The first recorded question of women being admitted to the Royal Society occurred in 1900, when Marian Farquharson, the first female Fellow of the Royal Microscopical Society, sent a letter to the Council of the Royal Society petitioning that “duly qualified women should have the advantage of full fellowship”. In its reply, the Council stated that the question of women Fellows “must depend on the interpretation to be placed upon the Royal Charters under which the Society has been governed for more than three hundred years”. When Hertha Ayrton was nominated for Fellowship in 1902, her candidature was turned down on the basis that as a married woman she had no standing in law. [She was legally under her husband’s control.] The Sex Disqualification (Removal) Act 1919 made it illegal for an incorporated society to refuse admission on the grounds of an individual’s sex or marital status. While the Society acknowledged the provision of section 1 of the Act in 1925, in reply to a question originally put to them by the Women’s Engineering Society three years prior, it was not until 1943 that another woman was nominated for Fellowship. Kathleen Lonsdale and Marjory Stephenson were duly elected in 1945 [these are events in my lifetime!], after a postal vote amending the Society’s statutes to explicitly allow women Fellows.
As of 2014, a total of 133 women have been elected Fellows. Two women have been elected under the Society’s former Statute 12 regulation and one Honorary Fellow for their service to the cause of science. Another four women, from the British Royal Family, have been either Royal Fellows or Patrons of the Society. Of the approximately 1,600 living Fellows and Foreign Members, 5 percent are women. [That’s just pathetic, especially given the amount of work done by women in many fields — work that was, however, devalued as mere attention to detail (something women were judged to be especially good at, given that their domestic lives involved attending to myriad details in managing a household and caring for husbands and family), rather than big visions and actions.]

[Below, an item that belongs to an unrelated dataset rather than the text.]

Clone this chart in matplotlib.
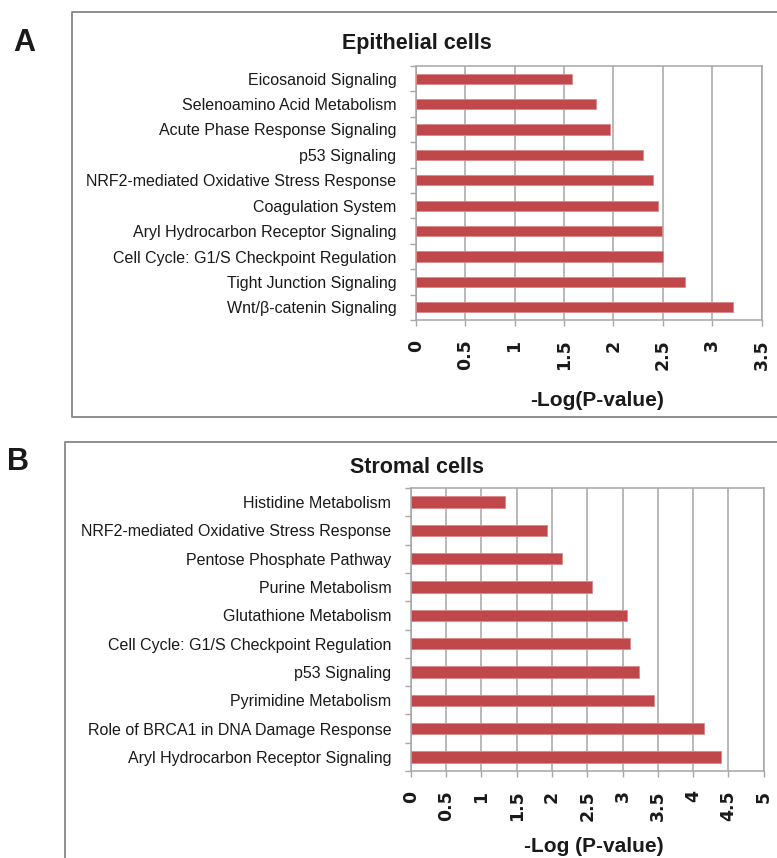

It got worse. From “The Admission of the First Women to the Royal Society of London” by historian of science Joan Mason, in the Notes and Records of the Royal Society of London 46.2.279-300 (1992):
[An] approach to the Society … came from the Women’s Engineering Society (WES). This was formed in 1919, after women who had replaced men during the War [the Great War, World War I] lost their jobs under an agreement between the government and the Amalgamated Society of Engineers (who saw women’s lower pay as unfair competition).

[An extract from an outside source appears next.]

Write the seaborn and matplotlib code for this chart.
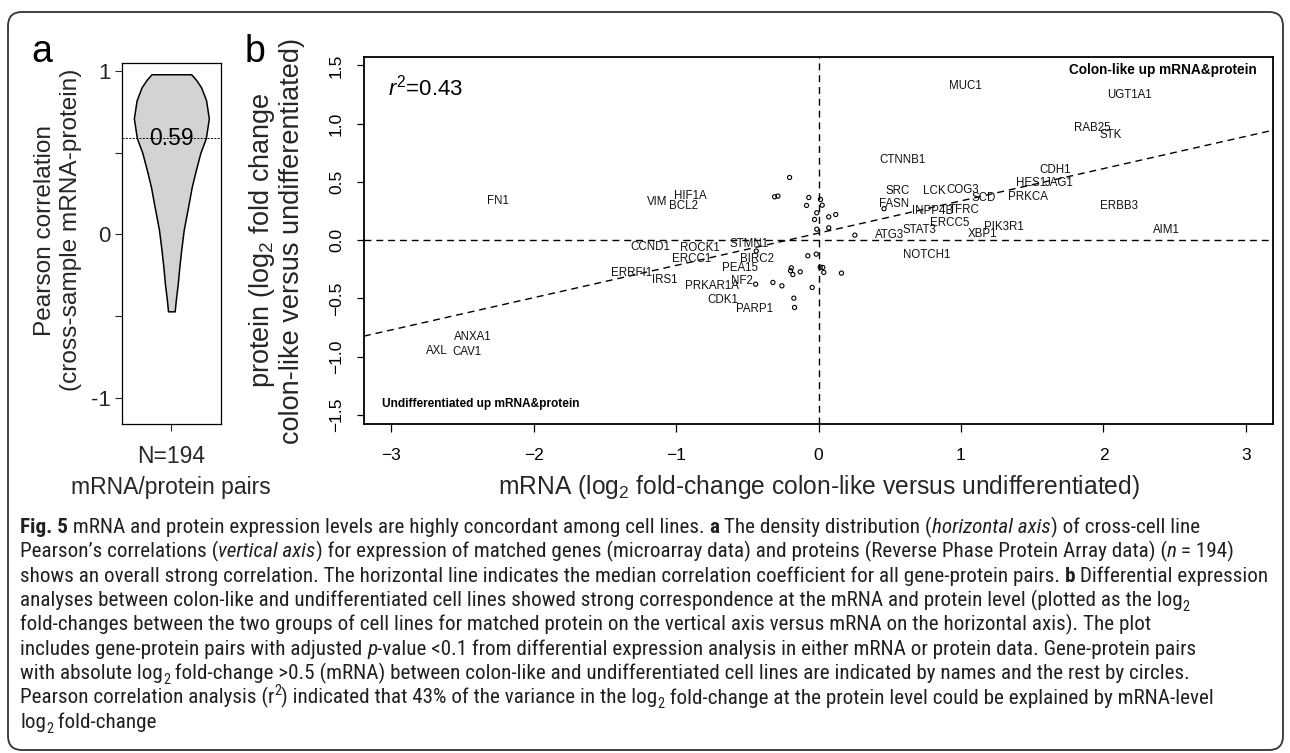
import numpy as np
import pandas as pd
import matplotlib
matplotlib.use("Agg")
import matplotlib.pyplot as plt
import seaborn as sns
from matplotlib.patches import FancyBboxPatch
from matplotlib.font_manager import FontProperties, fontManager

# ---------------- data ----------------
# Panel a: violin outline (correlation level, relative width)
violin_y = [0.98, 0.945, 0.90, 0.82, 0.71, 0.59, 0.50, 0.39, 0.29, 0.19, 0.11, 0.03,
            -0.09, -0.20, -0.30, -0.40, -0.47]
violin_width = [0.40, 0.50, 0.60, 0.70, 0.755, 0.695, 0.585, 0.49, 0.41, 0.35, 0.30, 0.25,
                0.20, 0.16, 0.13, 0.09, 0.067]
median_corr = 0.59
n_pairs = 194

# Panel b: labelled gene-protein pairs
label_genes = ['MUC1', 'UGT1A1', 'RAB25', 'STK', 'CTNNB1', 'CDH1', 'HES1', 'JAG1',
               'SRC', 'LCK', 'COG3', 'SCD', 'PRKCA', 'FASN', 'INPP4B', 'TFRC', 'ERBB3',
               'ERCC5', 'STAT3', 'ATG3', 'PIK3R1', 'XBP1', 'AIM1', 'NOTCH1',
               'FN1', 'VIM', 'HIF1A', 'BCL2', 'CCND1', 'ROCK1', 'STMN1', 'ERCC1', 'BIRC2',
               'ERRFI1', 'PEA15', 'IRS1', 'NF2', 'PRKAR1A', 'CDK1', 'PARP1',
               'ANXA1', 'AXL', 'CAV1']
label_mrna = [1.03, 2.18, 1.92, 2.05, 0.59, 1.66, 1.49, 1.69,
              0.555, 0.81, 1.015, 1.16, 1.47, 0.53, 0.80, 1.02, 2.11,
              0.92, 0.71, 0.50, 1.30, 1.15, 2.44, 0.76,
              -2.25, -1.13, -0.90, -0.95, -1.18, -0.83, -0.49, -0.89, -0.43,
              -1.31, -0.55, -1.08, -0.535, -0.745, -0.67, -0.45,
              -2.43, -2.68, -2.47]
label_protein = [1.32, 1.25, 0.96, 0.90, 0.69, 0.60, 0.49, 0.49,
                 0.42, 0.42, 0.43, 0.36, 0.37, 0.31, 0.25, 0.255, 0.29,
                 0.15, 0.09, 0.04, 0.11, 0.05, 0.09, -0.13,
                 0.34, 0.33, 0.38, 0.29, -0.06, -0.07, -0.035, -0.16, -0.16,
                 -0.28, -0.24, -0.34, -0.35, -0.39, -0.51, -0.59,
                 -0.83, -0.95, -0.96]

# Panel b: unlabelled pairs (circles)
circle_mrna = [-0.203, -0.308, -0.285, -0.068, 0.014, -0.084, 0.026, -0.012, 0.072, 0.121,
               -0.028, 0.072, -0.012, 0.255, 0.46, -0.437, -0.075, -0.016, -0.191, -0.196,
               -0.180, -0.128, 0.012, 0.030, 0.037, 0.161, -0.441, -0.320, -0.257, -0.044,
               -0.173, -0.168]
circle_protein = [0.538, 0.372, 0.378, 0.366, 0.349, 0.298, 0.300, 0.235, 0.200, 0.220,
                  0.177, 0.106, 0.094, 0.043, 0.27, -0.094, -0.134, -0.120, -0.238, -0.263,
                  -0.295, -0.272, -0.232, -0.234, -0.277, -0.283, -0.378, -0.363, -0.392, -0.406,
                  -0.498, -0.578]

fit_intercept = 0.06
fit_slope = 0.277
r_squared = 0.43

xticks_b = [-3, -2, -1, 0, 1, 2, 3]
xticklabels_b = ['\u22123', '\u22122', '\u22121', '0', '1', '2', '3']
yticks_b = [-1.5, -1.0, -0.5, 0.0, 0.5, 1.0, 1.5]
yticklabels_b = ['\u22121.5', '\u22121.0', '\u22120.5', '0.0', '0.5', '1.0', '1.5']
yticks_a = [-1, -0.5, 0, 0.5, 1]
yticklabels_a = ['-1', '', '0', '', '1']

caption_lines = [
    [("Fig. 5", "b"), (" mRNA and protein expression levels are highly concordant among cell lines. ", "r"),
     ("a", "b"), (" The density distribution (", "r"), ("horizontal axis", "i"), (") of cross-cell line", "r")],
    [("Pearson\u2019s correlations (", "r"), ("vertical axis", "i"),
     (") for expression of matched genes (microarray data) and proteins (Reverse Phase Protein Array data) (", "r"),
     ("n", "i"), (" = 194)", "r")],
    [("shows an overall strong correlation. The horizontal line indicates the median correlation coefficient for all gene-protein pairs. ", "r"),
     ("b", "b"), (" Differential expression", "r")],
    [("analyses between colon-like and undifferentiated cell lines showed strong correspondence at the mRNA and protein level (plotted as the log", "r"),
     ("2", "sub")],
    [("fold-changes between the two groups of cell lines for matched protein on the vertical axis versus mRNA on the horizontal axis). The plot", "r")],
    [("includes gene-protein pairs with adjusted ", "r"), ("p", "i"),
     ("-value <0.1 from differential expression analysis in either mRNA or protein data. Gene-protein pairs", "r")],
    [("with absolute log", "r"), ("2", "sub"),
     (" fold-change >0.5 (mRNA) between colon-like and undifferentiated cell lines are indicated by names and the rest by circles.", "r")],
    [("Pearson correlation analysis (r", "r"), ("2", "sup"),
     (") indicated that 43% of the variance in the log", "r"), ("2", "sub"),
     (" fold-change at the protein level could be explained by mRNA-level", "r")],
    [("log", "r"), ("2", "sub"), (" fold-change", "r")],
]

# ---------------- style ----------------
sns.set_style("ticks")
plt.rcParams['font.family'] = ['Liberation Sans', 'DejaVu Sans']
plt.rcParams['mathtext.fontset'] = 'custom'
plt.rcParams['mathtext.rm'] = 'Liberation Sans'
plt.rcParams['mathtext.it'] = 'Liberation Sans:italic'
plt.rcParams['mathtext.bf'] = 'Liberation Sans:bold'
plt.rcParams['axes.linewidth'] = 1.0
plt.rcParams['xtick.direction'] = 'out'
plt.rcParams['ytick.direction'] = 'out'

W, H = 1290, 753
fig = plt.figure(figsize=(W / 100, H / 100), dpi=100)
fig.patch.set_facecolor('white')

def px_axes(l, t, r, b):
    return fig.add_axes([l / W, 1 - b / H, (r - l) / W, (b - t) / H])

ink = 'black'

# ---------------- panel a ----------------
axa = px_axes(121.7, 63.3, 221, 424)
vy = np.array(violin_y)
vw = np.array(violin_width)
axa.fill_betweenx(vy, -vw / 2, vw / 2, facecolor='#d3d3d3', edgecolor=ink, linewidth=1.1, zorder=2)
axa.axhline(median_corr, color=ink, lw=0.7, ls=(0, (2, 1.5)), zorder=3)
axa.text(0, median_corr, f"{median_corr:.2f}", ha='center', va='center', fontsize=16.5, color=ink, zorder=4)
axa.set_xlim(-0.5, 0.5)
axa.set_ylim(-1.159, 1.047)
axa.set_yticks(yticks_a)
axa.set_yticklabels(yticklabels_a)
axa.set_xticks([0])
axa.set_xticklabels([f"N={n_pairs}"])
axa.tick_params(axis='y', length=5, width=0.8, pad=3, labelsize=16)
axa.tick_params(axis='x', length=5, width=0.8, pad=10, labelsize=16.5)
for s in axa.spines.values():
    s.set_linewidth(0.9)
    s.set_color(ink)
axa.set_xlabel("mRNA/protein pairs", fontsize=16.5, va='center')
axa.xaxis.set_label_coords(0.5, (424 - 487) / (424 - 63.3))
axa.set_ylabel("Pearson correlation\n(cross-sample mRNA-protein)", fontsize=17.6,
               va='center', ha='center', linespacing=1.2)
axa.yaxis.set_label_coords((58 - 121.7) / (221 - 121.7), (424 - 230) / (424 - 63.3))

# ---------------- panel b ----------------
axb = px_axes(364, 57, 1273, 424)
xmin, xmax = -3.19, 3.19
ymin, ymax = -1.578, 1.572
axb.set_xlim(xmin, xmax)
axb.set_ylim(ymin, ymax)
dash = (0, (5, 3.5))
axb.axhline(0, color=ink, lw=1.0, ls=dash, zorder=1)
axb.axvline(0, color=ink, lw=1.0, ls=dash, zorder=1)
axb.axline((0, fit_intercept), slope=fit_slope, color=ink, lw=1.0, ls=dash, zorder=1)

circ = pd.DataFrame({'mRNA': circle_mrna, 'protein': circle_protein})
sns.scatterplot(data=circ, x='mRNA', y='protein', ax=axb, marker='o', s=9,
                facecolor='none', edgecolor=ink, linewidth=0.8, zorder=3, legend=False)

for g, x, y in zip(label_genes, label_mrna, label_protein):
    axb.text(x, y, g, ha='center', va='center', fontsize=8.3, color='#111111', zorder=4)

axb.text(3.076, 1.459, "Colon-like up mRNA&protein", ha='right', va='center',
         fontsize=9.8, fontweight='bold', color=ink)
axb.text(-3.065, -1.408, "Undifferentiated up mRNA&protein", ha='left', va='center',
         fontsize=8.6, fontweight='bold', color=ink)
axb.text(-3.02, 1.31, r"$r^{2}$" + f"={r_squared:.2f}", ha='left', va='center', fontsize=16, color=ink)

axb.set_xticks(xticks_b)
axb.set_xticklabels(xticklabels_b)
axb.set_yticks(yticks_b)
axb.set_yticklabels(yticklabels_b, rotation=90, va='center')
axb.tick_params(axis='both', length=5.4, width=0.9, labelsize=12.5, colors=ink)
axb.tick_params(axis='x', pad=12)
axb.tick_params(axis='y', pad=9)
for s in axb.spines.values():
    s.set_linewidth(1.3)
    s.set_color(ink)
axb.set_xlabel("mRNA (log$_{2}$ fold-change colon-like versus undifferentiated)", fontsize=17.7, va='center')
axb.xaxis.set_label_coords(0.5, (424 - 487) / (424 - 57))
axb.set_ylabel("protein (log$_{2}$ fold change\ncolon-like versus undifferentiated)", fontsize=19.5,
               va='center', ha='center', linespacing=1.08)
axb.yaxis.set_label_coords((276 - 364) / (1273 - 364), 0.5)

# panel letters
fig.text(42 / W, 1 - 62 / H, "a", fontsize=27, ha='center', va='baseline', color=ink)
fig.text(255 / W, 1 - 62 / H, "b", fontsize=27, ha='center', va='baseline', color=ink)

# frame
frame = FancyBboxPatch((8, 3), 1275, 738, boxstyle="round,pad=0,rounding_size=14",
                       transform=None, facecolor='none', edgecolor='#333333', linewidth=1.3, zorder=-5)
fig.patches.append(frame)

# ---------------- caption ----------------
def pick_caption_font():
    names = {f.name for f in fontManager.ttflist}
    for p in ['Liberation Sans Narrow', 'Roboto Condensed', 'Open Sans Condensed',
              'DejaVu Sans Condensed', 'Noto Sans Condensed']:
        if p in names:
            return p, 'normal'
    for fam in ['Noto Sans', 'Open Sans', 'DejaVu Sans', 'Roboto']:
        for f in fontManager.ttflist:
            if f.name == fam and str(f.stretch) in ('condensed', 'semi-condensed', 'extra-condensed') \
                    and f.style == 'normal':
                return fam, str(f.stretch)
    return 'Roboto', 'normal'

cap_family, cap_stretch = pick_caption_font()
fig.canvas.draw()
rend = fig.canvas.get_renderer()

def seg_prop(style, size):
    kw = dict(family=cap_family, size=size, stretch=cap_stretch)
    if style == 'b':
        kw['weight'] = 'bold'
    elif style == 'i':
        kw['style'] = 'italic'
    elif style in ('sub', 'sup'):
        kw['size'] = size * 0.68
    return FontProperties(**kw)

def seg_width(txt, style, size):
    p = seg_prop(style, size)
    w1 = rend.get_text_width_height_descent('|' + txt + '|', p, ismath=False)[0]
    w0 = rend.get_text_width_height_descent('||', p, ismath=False)[0]
    return w1 - w0

def line_width(line, size):
    return sum(seg_width(t, s, size) for t, s in line)

ref = 10.0
cap_size = ref * 1238.0 / max(line_width(l, ref) for l in caption_lines)
px_per_pt = 100 / 72.0
x0 = 20.0
base0 = 533.0
step = 24.4
for i, line in enumerate(caption_lines):
    x = x0
    yb = base0 + i * step
    for txt, style in line:
        p = seg_prop(style, cap_size)
        dy = 0.0
        if style == 'sub':
            dy = 0.22 * cap_size * px_per_pt
        elif style == 'sup':
            dy = -0.42 * cap_size * px_per_pt
        fig.text(x / W, 1 - (yb + dy) / H, txt, fontproperties=p, ha='left', va='baseline', color='#231f20')
        x += seg_width(txt, style, cap_size)

fig.savefig("out.png", dpi=100, facecolor='white')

Great, a pincer movement by management and the unions (both entirely male at the time): management paid women poorly because they could (the women’s choices were shit-paying jobs or none at all, but they needed the jobs because their men were at war), the unions saw the women as driving their members out of work by undercutting fair pay. (You will note parallels in modern American life, involving blacks and latinos rather than women. People caught in a socio-economic vice.)
You will see from the excellent photo of Bertozzi above that she is no eminence grise being honored in the twilight of a long life i science, but an active scientist in mid-career (she’s a bit younger than my daughter, in fact). That’s all good, but I’m still having trouble with that 5% figure.